If she is a great catch, be creative. Drop her small head in honey and literally lick it to the last cell. Try new things. Normal is boring. They all love new things. Like Laura and the intercontinental hotel bill. For the first time she spent Sh 229, 505. Like the Artur brothers, their extravagant ambitions and the cheap city girls. Cheap for fame and money. Or even the girls and love of new models like Vits. Well it’s a TOYOTA. Too Often Yankees Overprice This Auto.
Njookia in her 20s she should know men run this town. Yes! We run it like a club at night. At her 30 when the world is celebrating the Animals day, she should celebrate the X. The dogs! Wild, charming and craft.

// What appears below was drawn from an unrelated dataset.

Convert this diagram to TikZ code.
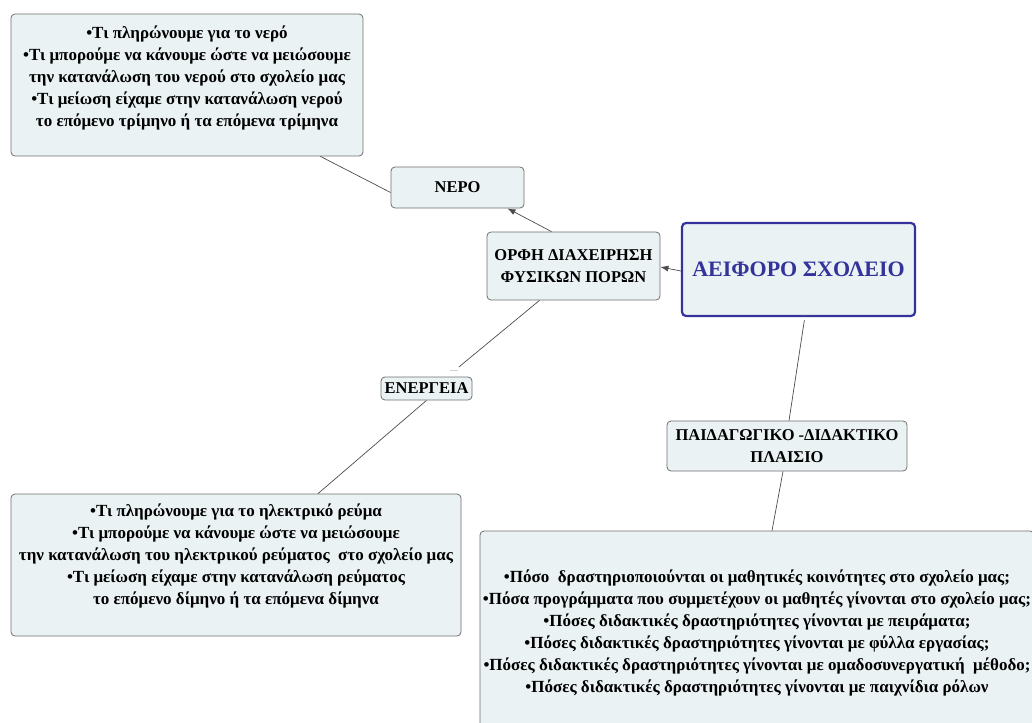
\documentclass[tikz,border=0pt]{standalone}
\usepackage{fontspec}
\setmainfont{Liberation Serif}
\usepackage{tikz}
\usetikzlibrary{arrows,arrows.meta}

\definecolor{boxfill}{HTML}{EAF2F4}
\definecolor{boxline}{HTML}{6E6E6E}
\definecolor{mainblue}{HTML}{33339B}

\begin{document}
\begin{tikzpicture}[x=1pt,y=-1pt]
        \tikzset{topic/.style = {draw=boxline, fill=boxfill, rounded corners=4pt, thick,
                                 align=center, inner sep=0pt, font=\bfseries\fontsize{16.5}{21.5}\selectfont}}
        \tikzset{notes/.style = {topic, font=\bfseries\fontsize{17}{22}\selectfont}}
        \tikzset{edge/.style = {-, draw=black!70, line width=0.7pt, > = {Latex[length=8pt,width=6pt]}}}

        \useasboundingbox (0,0) rectangle (1032,722);
        \clip (0,0) rectangle (1032,722);

        \node[notes, minimum width=352, minimum height=142] (nerotext) at (187,85)
            {\textbullet Τι πληρώνουμε για το νερό\\
             \textbullet Τι μπορούμε να κάνουμε ώστε να μειώσουμε\\
             την κατανάλωση του νερού στο σχολείο μας\\
             \textbullet Τι μείωση είχαμε στην κατανάλωση νερού\\
             το επόμενο τρίμηνο ή τα επόμενα τρίμηνα\\[-4pt]};
        \node[topic, minimum width=133, minimum height=41] (nero) at (457.5,187.5) {ΝΕΡΟ};
        \node[topic, minimum width=173, minimum height=68] (orfh) at (573.5,266)
            {ΟΡΦΗ ΔΙΑΧΕΙΡΗΣΗ\\ΦΥΣΙΚΩΝ ΠΟΡΩΝ};
        \node[topic, draw=mainblue, line width=2.2pt, text=mainblue, minimum width=233, minimum height=93,
              font=\bfseries\fontsize{22}{26}\selectfont] (aeiforo) at (798.5,269.5) {ΑΕΙΦΟΡΟ ΣΧΟΛΕΙΟ};
        \node[topic, minimum width=91, minimum height=23] (energeia) at (426.5,388.5) {ΕΝΕΡΓΕΙΑ};
        \node[notes, minimum width=450, minimum height=142] (energtext) at (236,565)
            {\textbullet Τι πληρώνουμε για το ηλεκτρικό ρεύμα\\
             \textbullet Τι μπορούμε να κάνουμε ώστε να μειώσουμε\\
             την κατανάλωση του ηλεκτρικού ρεύματος\ \ στο σχολείο μας\\
             \textbullet Τι μείωση είχαμε στην κατανάλωση ρεύματος\\
             το επόμενο δίμηνο ή τα επόμενα δίμηνα\\[0pt]};
        \node[topic, minimum width=240, minimum height=50] (paid) at (787,446)
            {ΠΑΙΔΑΓΩΓΙΚΟ -ΔΙΔΑΚΤΙΚΟ\\ΠΛΑΙΣΙΟ};
        \node[notes, minimum width=554, minimum height=204] (paidtext) at (757,633)
            {\textbullet Πόσο\ \ δραστηριοποιούνται οι μαθητικές κοινότητες στο σχολείο μας;\\
             \textbullet Πόσα προγράμματα που συμμετέχουν οι μαθητές γίνονται στο σχολείο μας;\\
             \textbullet Πόσες διδακτικές δραστηριότητες γίνονται με πειράματα;\\
             \textbullet Πόσες διδακτικές δραστηριότητες γίνονται με φύλλα εργασίας;\\
             \textbullet Πόσες διδακτικές δραστηριότητες γίνονται με ομαδοσυνεργατική\ \ μέθοδο;\\
             \textbullet Πόσες διδακτικές δραστηριότητες γίνονται με παιχνίδια ρόλων};

        % collapsed markers
        \node[font=\fontsize{8}{8}\selectfont, text=black!60] (more1) at (805,316) {....};
        \node[font=\fontsize{8}{8}\selectfont, text=black!60] (more2) at (454,371) {....};

        \draw[edge] ([xshift=-43]nerotext.south east) to ([yshift=-5]nero.west);
        \draw[edge, ->] ([xshift=-22]orfh.north) to ([xshift=50]nero.south);
        \draw[edge, ->] ([yshift=-1.5]aeiforo.west) to ([yshift=-1]orfh.east);
        \draw[edge] ([xshift=-34]orfh.south) to (more2);
        \draw[edge] (energeia.south) to ([xshift=82]energtext.north);
        \draw[edge] (more1) to ([xshift=2]paid.north);
        \draw[edge] ([xshift=-4]paid.south) to ([xshift=15]paidtext.north);
    \end{tikzpicture}
\end{document}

Traditionally girls don’t learn from previous mistakes. The rules are still the same. They love our bad ways. Promise her heaven. Tell her what she wants to hear. Later if she asks why you have not delivered any of what you promised, take her to the bed. Tell her to close her eyes. Slowly play with her eyebrows, her cheeks and face. Tell her to close her eyes and dream. Let her dream. And let life goes on.
Be smart, if she says, “sina gas,” give her 5k. If she talks of a gynecologist so that you can have good sex know that she wants 10k for her expensive shopping. The shopping is of no value to you. Thus, keep her waiting. If she talks of 20 k tv imenyongwa know that she hasn’t paid for her apartment somewhere in Roysambu. The chance just came early. Provide her with accommodation. If she talks of 100k engine ya gari imekufa think smart kwani yeye ni shamba unanua!
On top of that surprises ziwe your secret weapon so ziwe kwa wingi: chapati and nyanya aka Pizza, grapes products aka alcohol, mayai mbichi and unga aka ice cream or unga na sukari aka chocolates anytime yawa.